After that, I set up my preliminary configuration file here (~/.starcluster/config) and we were ready to roll. I chose to test the star cluster functionality without and plugins etc by setting up a single node.

It’s important to choose the right AMI (because not all AMIs can be deployed on VM’s of your choice. For instance, I wanted to use the smallest, t1.micro instance to do my testing, since I won’t really be using this for any actual work. I settled on a CentOS 5.4 AMI from RealStack.

After verifying that my single node cluster was being setup correctly, I proceeded to develop a plugin to do Cloudera Hadoop initial setup along with a Cloudera Manager  installation on the Master node. As a result thereof, we can then roll out a cluster, connect to Cloudera Manager and use the Cloudera Manager interface to configure the Hadoop cluster. If further automation is possible with Cloudera Manager, I will work on that as an addendum to this effort.

The Plugins

Following the instructions here, I started building out the framework for my plugin. I called the foundational plugin centos (since my selected OS is centos). The CDH specific one will be called Cloudera.

Following directory structure is set up after StarCluster is installed –

In your home directory, a .starcluster directory, under which we have:

total 8
drwxr-xr-x   9 dwai  dlahiri   306 Dec 12 18:15 logs
drwxr-xr-x   4 dwai  dlahiri   136 Dec 13 10:01 plugins
-rw-r--r--   1 dwai  dlahiri  2409 Dec 13 10:01 config
drwxr-xr-x+ 65 dwai  dlahiri  2210 Dec 13 10:01 ..
drwxr-xr-x   5 dwai  dlahiri   170 Dec 13 10:01 .

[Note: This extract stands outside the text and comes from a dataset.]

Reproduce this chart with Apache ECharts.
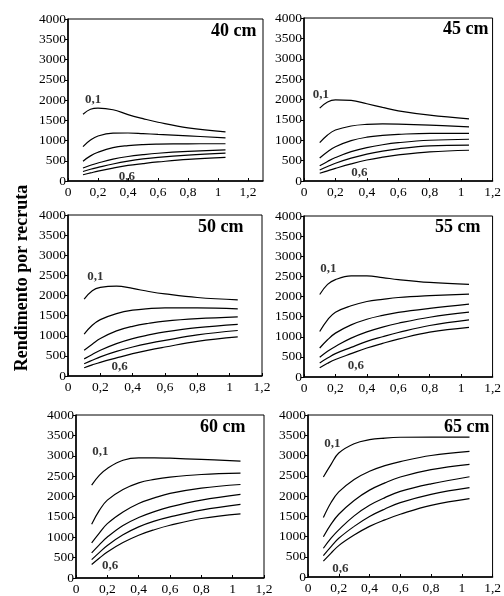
<!DOCTYPE html>
<html>
<head>
<meta charset="utf-8">
<script src="https://cdn.jsdelivr.net/npm/echarts@6/dist/echarts.min.js"></script>
<style>
html, body { margin: 0; padding: 0; background: #fff; }
#chart { width: 504px; height: 596px; }
</style>
</head>
<body>
<div id="chart"></div>
<script>
// valores de F (eixo x)
var xs = [0.1, 0.15, 0.2, 0.3, 0.4, 0.5, 0.6, 0.8, 1.05];

var panelTitles = ['40 cm', '45 cm', '50 cm', '55 cm', '60 cm', '65 cm'];
var curveLabels = ['0,1', '0,6'];
var yAxisName = 'Rendimento por recruta';

// uma linha por curva (0,1 ... 0,6)
var rend40 = [
	[1650, 1770, 1800, 1760, 1640, 1540, 1450, 1310, 1215],
	[850, 1010, 1110, 1180, 1185, 1170, 1150, 1115, 1065],
	[490, 620, 710, 825, 875, 900, 910, 918, 920],
	[320, 390, 445, 540, 605, 650, 685, 730, 770],
	[235, 290, 335, 420, 490, 545, 585, 640, 690],
	[155, 200, 245, 320, 385, 430, 470, 535, 583]
];
var rend45 = [
	[1790, 1940, 1990, 1980, 1895, 1805, 1720, 1615, 1525],
	[940, 1130, 1250, 1350, 1390, 1400, 1395, 1370, 1330],
	[565, 720, 840, 990, 1075, 1120, 1145, 1170, 1170],
	[375, 480, 575, 720, 820, 890, 940, 1000, 1025],
	[270, 355, 435, 560, 660, 735, 790, 860, 880],
	[190, 250, 310, 420, 515, 585, 640, 715, 755]
];
var rend50 = [
	[1910, 2120, 2200, 2235, 2175, 2100, 2040, 1950, 1890],
	[1040, 1260, 1400, 1550, 1635, 1675, 1695, 1695, 1670],
	[640, 790, 930, 1120, 1235, 1310, 1365, 1425, 1470],
	[425, 535, 640, 805, 930, 1020, 1095, 1200, 1285],
	[305, 390, 475, 610, 720, 810, 885, 1020, 1130],
	[205, 275, 340, 450, 555, 645, 720, 860, 970]
];
var rend55 = [
	[2050, 2300, 2420, 2510, 2510, 2470, 2420, 2350, 2300],
	[1130, 1420, 1610, 1770, 1875, 1930, 1975, 2020, 2060],
	[720, 925, 1090, 1295, 1435, 1530, 1605, 1705, 1810],
	[490, 640, 760, 965, 1120, 1240, 1335, 1485, 1610],
	[350, 470, 580, 735, 885, 1000, 1105, 1280, 1420],
	[230, 340, 435, 580, 720, 835, 940, 1115, 1235]
];
var rend60 = [
	[2280, 2525, 2690, 2890, 2950, 2950, 2940, 2910, 2870],
	[1320, 1665, 1910, 2170, 2335, 2420, 2475, 2540, 2575],
	[860, 1105, 1335, 1620, 1830, 1965, 2075, 2205, 2295],
	[615, 820, 1005, 1290, 1485, 1630, 1745, 1910, 2050],
	[450, 630, 800, 1060, 1255, 1395, 1500, 1665, 1805],
	[330, 490, 640, 870, 1050, 1185, 1295, 1460, 1575]
];
var rend65 = [
	[2470, 2780, 3060, 3290, 3390, 3430, 3450, 3455, 3455],
	[1470, 1840, 2100, 2410, 2610, 2750, 2850, 3000, 3100],
	[995, 1305, 1550, 1890, 2145, 2325, 2470, 2650, 2780],
	[710, 960, 1165, 1510, 1770, 1960, 2115, 2300, 2475],
	[530, 750, 955, 1250, 1495, 1680, 1835, 2040, 2205],
	[390, 590, 775, 1035, 1250, 1410, 1550, 1770, 1935]
];
var panels = [rend40, rend45, rend50, rend55, rend60, rend65];

// onde ficam os rotulos "0,1" e "0,6" (coordenadas dos eixos)
var labelPos = [
	[[0.167, 2000], [0.393, 115]],
	[[0.108, 2107], [0.352, 213]],
	[[0.17, 2465], [0.32, 240]],
	[[0.155, 2697], [0.33, 287]],
	[[0.156, 3098], [0.218, 311]],
	[[0.159, 3282], [0.21, 204]]
];

// posicao de cada painel na pagina
var layout = [
	{ left: 68, top: 19, width: 195, height: 162, xMax: 1.3, tLeft: 211, tTop: 22 },
	{ left: 304, top: 18, width: 190, height: 163, xMax: 1.2, tLeft: 443, tTop: 20 },
	{ left: 68, top: 215, width: 194, height: 161, xMax: 1.2, tLeft: 198, tTop: 218 },
	{ left: 304, top: 216, width: 192, height: 161, xMax: 1.2, tLeft: 435, tTop: 218 },
	{ left: 76, top: 415, width: 188, height: 163, xMax: 1.2, tLeft: 200, tTop: 418 },
	{ left: 308, top: 415, width: 189, height: 162, xMax: 1.2, tLeft: 444, tTop: 418 }
];

var serif = '"Liberation Serif", "Times New Roman", serif';

var grids = [], xAxes = [], yAxes = [], titles = [], series = [];
layout.forEach(function(l, p) {
	grids.push({
		left: l.left, top: l.top, width: l.width, height: l.height,
		show: true, borderColor: '#000', borderWidth: 1, backgroundColor: 'transparent'
	});
	xAxes.push({
		type: 'value', gridIndex: p, min: 0, max: l.xMax, interval: 0.2,
		axisLine: { show: true, lineStyle: { color: '#000', width: 1.5 } },
		axisTick: { show: true, inside: true, length: 3, lineStyle: { color: '#000' } },
		splitLine: { show: false },
		axisLabel: {
			margin: 4, color: '#000', fontFamily: serif, fontSize: 13.5,
			showMaxLabel: l.xMax === 1.2,
			formatter: function(v) { return String(Math.round(v * 10) / 10).replace('.', ','); }
		}
	});
	yAxes.push({
		type: 'value', gridIndex: p, min: 0, max: 4000, interval: 500,
		axisLine: { show: true, lineStyle: { color: '#000', width: 1.5 } },
		axisTick: { show: true, inside: false, length: 3, lineStyle: { color: '#000' } },
		splitLine: { show: false },
		axisLabel: {
			margin: 2, color: '#000', fontFamily: serif, fontSize: 13.5,
			formatter: function(v) { return String(v); }
		}
	});
	titles.push({
		text: panelTitles[p], left: l.tLeft, top: l.tTop, padding: 0,
		textStyle: { fontFamily: serif, fontWeight: 'bold', fontSize: 18, color: '#000' }
	});
	panels[p].forEach(function(vals) {
		series.push({
			type: 'line', xAxisIndex: p, yAxisIndex: p, silent: true,
			showSymbol: false, smooth: 0.4,
			lineStyle: { color: '#000', width: 1.2 },
			data: xs.map(function(x, i) { return [x, vals[i]]; })
		});
	});
	series.push({
		type: 'scatter', xAxisIndex: p, yAxisIndex: p, silent: true, symbolSize: 0,
		label: {
			show: true, position: 'inside', color: '#000',
			fontFamily: serif, fontWeight: 'bold', fontSize: 13
		},
		data: labelPos[p].map(function(pt, i) {
			return { value: pt, label: { formatter: curveLabels[i] } };
		})
	});
});

var myChart = echarts.init(document.getElementById('chart'));
myChart.setOption({
	animation: false,
	backgroundColor: '#fff',
	title: titles,
	grid: grids,
	xAxis: xAxes,
	yAxis: yAxes,
	series: series,
	graphic: [{
		type: 'text', x: 22, y: 278, rotation: Math.PI / 2,
		style: {
			text: yAxisName, fill: '#000',
			font: 'bold 18px ' + serif,
			align: 'center', verticalAlign: 'middle',
			textAlign: 'center', textVerticalAlign: 'middle'
		}
	}]
});
</script>
</body>
</html>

Your new plugins will go into the plugins directory listed above (for now).

This is as simple as this (the plugin in essence is a python script – we call it centos.py):

from starcluster.clustersetup import ClusterSetup
from starcluster.logger import log

global repo_to_install
global pkg_to_install

class WgetPackages(ClusterSetup):
	def __init__(self,pkg_to_wget):
		self.pkg_to_wget = pkg_to_wget
		log.debug('pkg_to_wget = %s' % pkg_to_wget)
	def run(self, nodes, master, user, user_shell, volumes):
		for node in nodes:
			log.info("Wgetting %s on %s" % (self.pkg_to_wget, node.alias))
			node.ssh.execute('wget %s' % self.pkg_to_wget)

class RpmInstaller(ClusterSetup):
	def __init__(self,rpm_to_install):
		self.rpm_to_install = rpm_to_install
		log.debug('rpm_to_install = %s' % rpm_to_install)
	def run(self, nodes, master, user, user_shell, volumes):
		for node in nodes:
			log.info("Installing %s on %s" % (self.rpm_to_install, node.alias))
			node.ssh.execute('yum -y --nogpgcheck localinstall %s' %self.rpm_to_install)

class RepoConfigurator(ClusterSetup):
	def __init__(self,repo_to_install):
		self.repo_to_install  = repo_to_install
		log.debug('repo_to_install = %s' % repo_to_install)
	def run(self, nodes, master, user, user_shell, volumes):
		for node in nodes:
			log.info("Installing %s on %s" % (self.repo_to_install, node.alias))
			node.ssh.execute('rpm --import %s' % self.repo_to_install)

class PackageInstaller(ClusterSetup):
	def __init__(self,pkg_to_install):
		self.pkg_to_install  = pkg_to_install
		log.debug('pkg_to_install = %s' % pkg_to_install)
	def run(self, nodes, master, user, user_shell, volumes):
		for node in nodes:
			log.info("Installing %s on %s" % (self.pkg_to_install, node.alias))
			node.ssh.execute('yum -y install %s' % self.pkg_to_install)

Now we can reference the plugin in our configuration file:

[cluster testcluster]
keyname = testcluster
cluster_size = 1
cluster_user = sgeadmin
cluster_shell = bash
node_image_id = ami-0db22764
node_instance_type = t1.micro
plugins = wgetter,rpminstaller,repoinstaller,pkginstaller,sge
permissions = zookeeper.1, zookeeper.2, accumulo.monitor, hdfs, jobtracker, tablet_server, master_server, accumulo_logger, accumulo_tracer, datanode_data, datanode_metadata, tasktrackers, namenode_http_monitor, datanode_http_monitor, accumulo, accumulo_http_monitor

[plugin wgetter]
setup_class = centos.WgetPackages
pkg_to_wget = "http://archive.cloudera.com/cdh4/one-click-install/redhat/5/x86_64/cloudera-cdh-4-0.x86_64.rpm"

[plugin rpminstaller]
setup_class = centos.RpmInstaller
rpm_to_install = cloudera-cdh-4-0.x86_64.rpm

[plugin repoinstaller]
setup_class = centos.RepoConfigurator
repo_to_install = "http://archive.cloudera.com/cdh4/redhat/5/x86_64/cdh/RPM-GPG-KEY-cloudera"

[plugin pkginstaller]
setup_class = centos.PackageInstaller
pkg_to_install = hadoop-0.20-mapreduce-jobtracker

This is not complete by any means – I intend to post the complete plugin + framework in a series of subsequent posts.